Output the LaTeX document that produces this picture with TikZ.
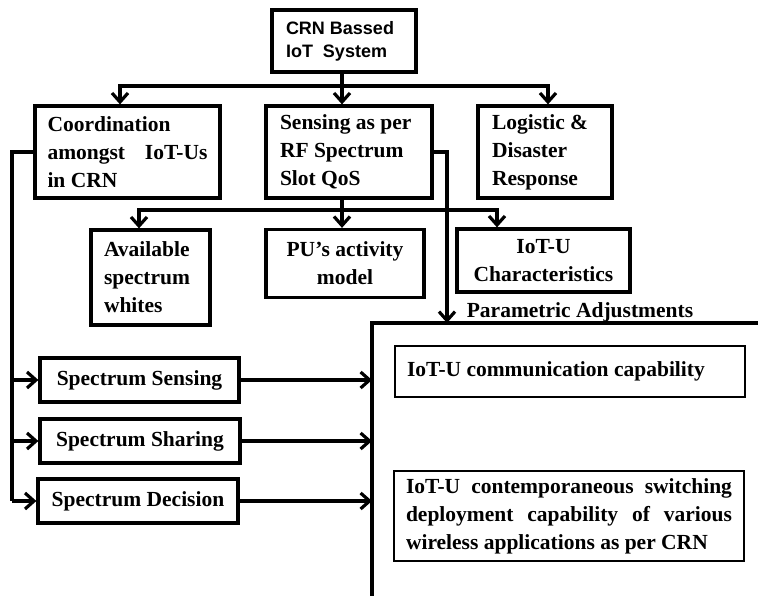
\documentclass[tikz,border=0pt]{standalone}
\usepackage{fontspec}
\setmainfont{Liberation Serif}
\newfontfamily\sansb{Liberation Sans}
\usetikzlibrary{arrows.meta}
\newcommand{\jline}[2]{\makebox[#1][s]{#2}}
\begin{document}
\begin{tikzpicture}[x=1pt,y=-1pt,
  ln/.style={line width=3.2pt},
  arr/.style={ln,-{Straight Barb[length=9pt,width=16pt]}},
  box/.style={draw,line width=3.2pt,inner sep=0pt,font=\fontsize{21.5}{28}\selectfont\bfseries},
  lbox/.style={box,align=flush left},
  cbox/.style={box,align=flush center},
  ibox/.style={draw,line width=1.4pt,inner sep=0pt,align=flush left,font=\fontsize{21.5}{28}\selectfont\bfseries}
]
\useasboundingbox (0,0) rectangle (758,596);
% top
\node[lbox,minimum width=144pt,minimum height=62pt,text width=116pt,font=\sansb\fontsize{18}{23}\selectfont\bfseries] (crn) at (344,41) {CRN Bassed\\IoT\ \ System};
\node[lbox,minimum width=185pt,minimum height=92pt,text width=160pt] (coord) at (127.5,152) {Coordination\\\jline{160pt}{amongst IoT-Us}\\in CRN};
\node[lbox,minimum width=166pt,minimum height=92pt,text width=138pt] (sens) at (349,152) {Sensing as per\\RF Spectrum\\Slot QoS};
\node[lbox,minimum width=134pt,minimum height=92pt,text width=106pt] (logi) at (545,152) {Logistic \&\\Disaster\\Response};
% second row
\node[lbox,minimum width=119pt,minimum height=95pt,text width=93pt] (avail) at (150.5,277.5) {Available\\spectrum\\whites};
\node[cbox,minimum width=158pt,minimum height=68pt] (pu) at (345,263.5) {PU’s activity\\model};
\node[cbox,minimum width=173pt,minimum height=63pt] (char) at (543.5,260.5) {IoT-U\\Characteristics};
% spectrum boxes
\node[cbox,minimum width=199pt,minimum height=44pt] (ssen) at (139.5,380) {Spectrum Sensing};
\node[cbox,minimum width=200pt,minimum height=44pt] (ssha) at (140,441) {Spectrum Sharing};
\node[cbox,minimum width=200pt,minimum height=44pt] (sdec) at (138,501) {Spectrum Decision};
% parametric area
\node[font=\fontsize{21.5}{24}\selectfont\bfseries,inner sep=0pt] (ptitle) at (580,312) {Parametric Adjustments};
\coordinate (ftr) at (758,323);
\coordinate (ftl) at (372,323);
\coordinate (fbl) at (372,596);
\draw[ln] (ftr) -- (ftl) -- (fbl);
\node[ibox,minimum width=350pt,minimum height=51pt,text width=326pt] (capa) at (570,371.5) {IoT-U communication capability};
\node[ibox,minimum width=350pt,minimum height=90pt,text width=326pt] (cont) at (569,516) {\jline{326pt}{IoT-U contemporaneous switching}\\\jline{326pt}{deployment capability of various}\\wireless applications as per CRN};
% connectors top
\coordinate (j1) at (342,86);
\draw[ln] (crn.south -| j1) -- (j1);
\draw[arr] (j1) -| ([xshift=-7.5pt]coord.north);
\draw[arr] (j1) -- (sens.north -| j1);
\draw[arr] (j1) -| ([xshift=3pt]logi.north);
% connectors middle
\coordinate (j2) at (342,210);
\draw[ln] (sens.south -| j2) -- (j2);
\draw[arr] (j2) -| ([xshift=-11.5pt]avail.north);
\draw[arr] (j2) -- (pu.north -| j2);
\draw[arr] (j2) -| ([xshift=-46.5pt]char.north);
% right connector to parametric frame
\coordinate (pa) at (447,323);
\draw[arr] (sens.east) -| (pa);
% left connector
\coordinate (lb) at (12,501);
\draw[ln] (coord.west) -| (lb);
\draw[arr] (ssen.west -| lb) -- (ssen.west);
\draw[arr] (ssha.west -| lb) -- (ssha.west);
\draw[arr] (sdec.west -| lb) -- (sdec.west);
% to frame
\draw[arr] (ssen.east) -- (ssen.east -| ftl);
\draw[arr] (ssha.east) -- (ssha.east -| ftl);
\draw[arr] (sdec.east) -- (sdec.east -| ftl);
\end{tikzpicture}
\end{document}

Exercise aim:
Repeat the material above in full and exactly, apart from the pictures.

Result of this task:
Output the LaTeX document that produces this picture with TikZ.
\documentclass[tikz,border=0pt]{standalone}
\usepackage{fontspec}
\setmainfont{Liberation Serif}
\newfontfamily\sansb{Liberation Sans}
\usetikzlibrary{arrows.meta}
\newcommand{\jline}[2]{\makebox[#1][s]{#2}}
\begin{document}
\begin{tikzpicture}[x=1pt,y=-1pt,
  ln/.style={line width=3.2pt},
  arr/.style={ln,-{Straight Barb[length=9pt,width=16pt]}},
  box/.style={draw,line width=3.2pt,inner sep=0pt,font=\fontsize{21.5}{28}\selectfont\bfseries},
  lbox/.style={box,align=flush left},
  cbox/.style={box,align=flush center},
  ibox/.style={draw,line width=1.4pt,inner sep=0pt,align=flush left,font=\fontsize{21.5}{28}\selectfont\bfseries}
]
\useasboundingbox (0,0) rectangle (758,596);
% top
\node[lbox,minimum width=144pt,minimum height=62pt,text width=116pt,font=\sansb\fontsize{18}{23}\selectfont\bfseries] (crn) at (344,41) {CRN Bassed\\IoT\ \ System};
\node[lbox,minimum width=185pt,minimum height=92pt,text width=160pt] (coord) at (127.5,152) {Coordination\\\jline{160pt}{amongst IoT-Us}\\in CRN};
\node[lbox,minimum width=166pt,minimum height=92pt,text width=138pt] (sens) at (349,152) {Sensing as per\\RF Spectrum\\Slot QoS};
\node[lbox,minimum width=134pt,minimum height=92pt,text width=106pt] (logi) at (545,152) {Logistic \&\\Disaster\\Response};
% second row
\node[lbox,minimum width=119pt,minimum height=95pt,text width=93pt] (avail) at (150.5,277.5) {Available\\spectrum\\whites};
\node[cbox,minimum width=158pt,minimum height=68pt] (pu) at (345,263.5) {PU’s activity\\model};
\node[cbox,minimum width=173pt,minimum height=63pt] (char) at (543.5,260.5) {IoT-U\\Characteristics};
% spectrum boxes
\node[cbox,minimum width=199pt,minimum height=44pt] (ssen) at (139.5,380) {Spectrum Sensing};
\node[cbox,minimum width=200pt,minimum height=44pt] (ssha) at (140,441) {Spectrum Sharing};
\node[cbox,minimum width=200pt,minimum height=44pt] (sdec) at (138,501) {Spectrum Decision};
% parametric area
\node[font=\fontsize{21.5}{24}\selectfont\bfseries,inner sep=0pt] (ptitle) at (580,312) {Parametric Adjustments};
\coordinate (ftr) at (758,323);
\coordinate (ftl) at (372,323);
\coordinate (fbl) at (372,596);
\draw[ln] (ftr) -- (ftl) -- (fbl);
\node[ibox,minimum width=350pt,minimum height=51pt,text width=326pt] (capa) at (570,371.5) {IoT-U communication capability};
\node[ibox,minimum width=350pt,minimum height=90pt,text width=326pt] (cont) at (569,516) {\jline{326pt}{IoT-U contemporaneous switching}\\\jline{326pt}{deployment capability of various}\\wireless applications as per CRN};
% connectors top
\coordinate (j1) at (342,86);
\draw[ln] (crn.south -| j1) -- (j1);
\draw[arr] (j1) -| ([xshift=-7.5pt]coord.north);
\draw[arr] (j1) -- (sens.north -| j1);
\draw[arr] (j1) -| ([xshift=3pt]logi.north);
% connectors middle
\coordinate (j2) at (342,210);
\draw[ln] (sens.south -| j2) -- (j2);
\draw[arr] (j2) -| ([xshift=-11.5pt]avail.north);
\draw[arr] (j2) -- (pu.north -| j2);
\draw[arr] (j2) -| ([xshift=-46.5pt]char.north);
% right connector to parametric frame
\coordinate (pa) at (447,323);
\draw[arr] (sens.east) -| (pa);
% left connector
\coordinate (lb) at (12,501);
\draw[ln] (coord.west) -| (lb);
\draw[arr] (ssen.west -| lb) -- (ssen.west);
\draw[arr] (ssha.west -| lb) -- (ssha.west);
\draw[arr] (sdec.west -| lb) -- (sdec.west);
% to frame
\draw[arr] (ssen.east) -- (ssen.east -| ftl);
\draw[arr] (ssha.east) -- (ssha.east -| ftl);
\draw[arr] (sdec.east) -- (sdec.east -| ftl);
\end{tikzpicture}
\end{document}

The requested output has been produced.